President Putin toured an Olympic construction site Wednesday and will take part in the countdown opening ceremony Thursday. No comments of his on the workforce issue had been reported as of this writing.

Dmitry Kozak, Russia’s deputy prime minister responsible for Olympic preparations in Sochi, who was traveling with the president, downplayed the significance of the HRW report, saying that certain violations do take place, but given the overall scale of the Olympic construction – some 800 sites – such cases are not widespread.

“It would be impossible not to have them [incidents of abuse] with so many [construction sites], but they are not taking place on a large scale,” Kozak told reporters in Sochi on Wednesday. “If there were mass cases [of abuse], I would know,” he added.

Olympstroy, the state corporation overseeing Olympic construction, said in e-mailed comments Wednesday that it had performed some 1,300 inspections, but workers complained of irregular wages in just five instances.

The most common violations uncovered by Olympstroy included a lack of protective equipment, uniforms and fences around dangerous zones, as well as violations in the use of special equipment such as gas canisters, an Olympstroy spokesperson told RIA Novosti.

“All construction sites have information posted in different languages about the legal establishments that can be addressed with complaints, including telephone numbers,” the spokesperson said.

The IOC – on which HRW had called to help prevent further violations of migrant workers' rights – confirmed to RIA Novosti that it was ready to cooperate with HRW on individual cases and to push the Russian authorities to react, adding, however, that it was not easy to deal with anonymous complaints. 

“We continue to urge HRW to supply us with detailed information that would allow us to deal with violations on a case-by-case basis and to push for action when necessary,” the Switzerland-based IOC said in e-mailed comments. The IOC confirmed that Olympstroy performed inspections and dealt with the violations it discovered.

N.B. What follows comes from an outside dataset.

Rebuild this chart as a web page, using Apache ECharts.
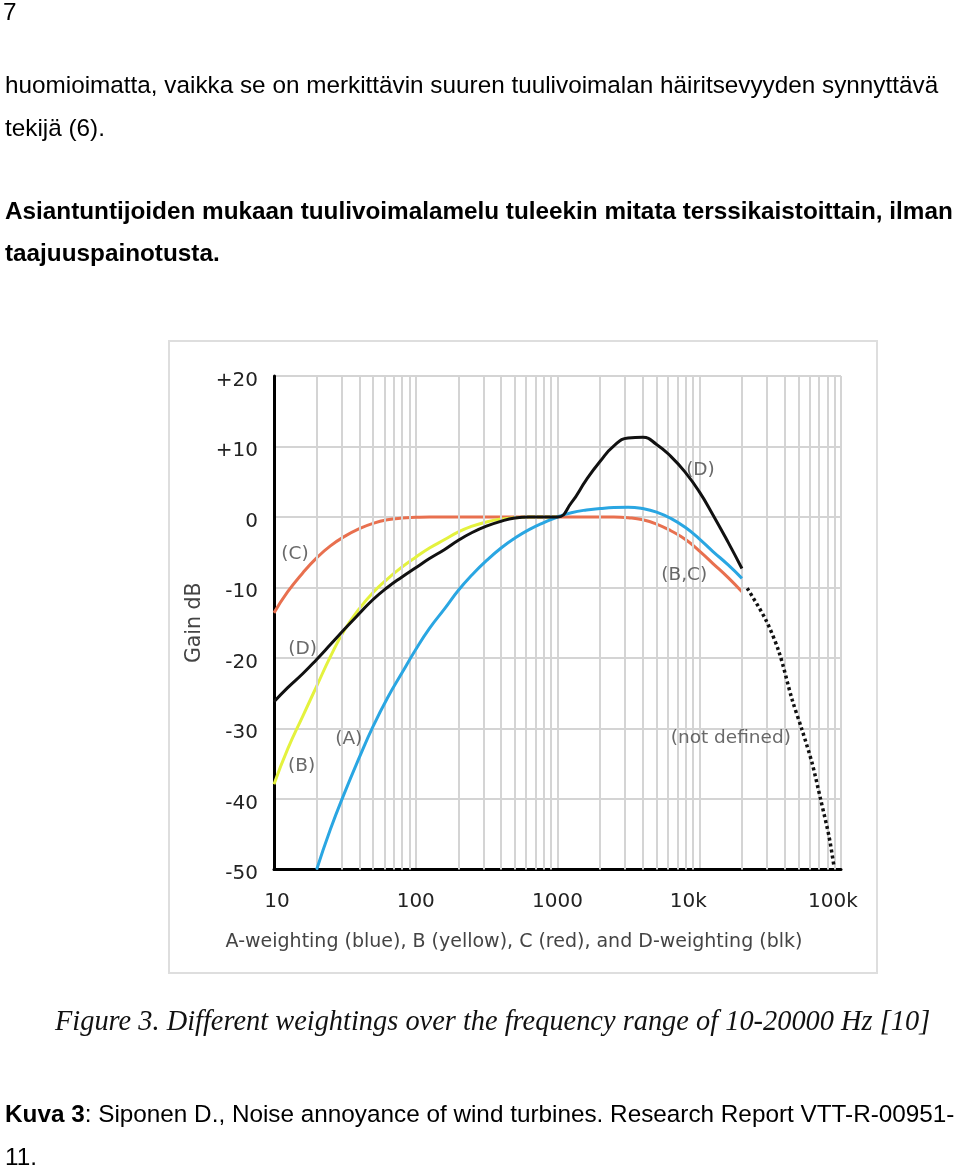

According to FMS chief Konstantin Romodanovsky, most foreign laborers in Sochi come from Uzbekistan, Turkey, Serbia and Belarus. Workers interviewed by HRW also included nationals from Armenia, Kyrgyzstan, Tajikistan and Ukraine.

Last year, FMS personnel inspected Olympic construction sites at least 178 times, uncovering over 1,000 violations of migration rules, Romodanovsky told reporters last month.The regional FMS branch in charge of Sochi could not be reached for comment on the HRW report.

Unpaid wages, corruption among state officials, racial discrimination and lack of legal recourse are some of the most widespread problems faced in Russia by millions of “guest laborers” from former Soviet republics, especially in big cities like Moscow. Migrant workers are in great demand in the country, which is to host several large international events requiring new infrastructure.

In October, the FMS fined a number of construction companies involved in preparations for the 2012 APEC Summit in Vladivostok for illegally hiring 12,000 foreign workers.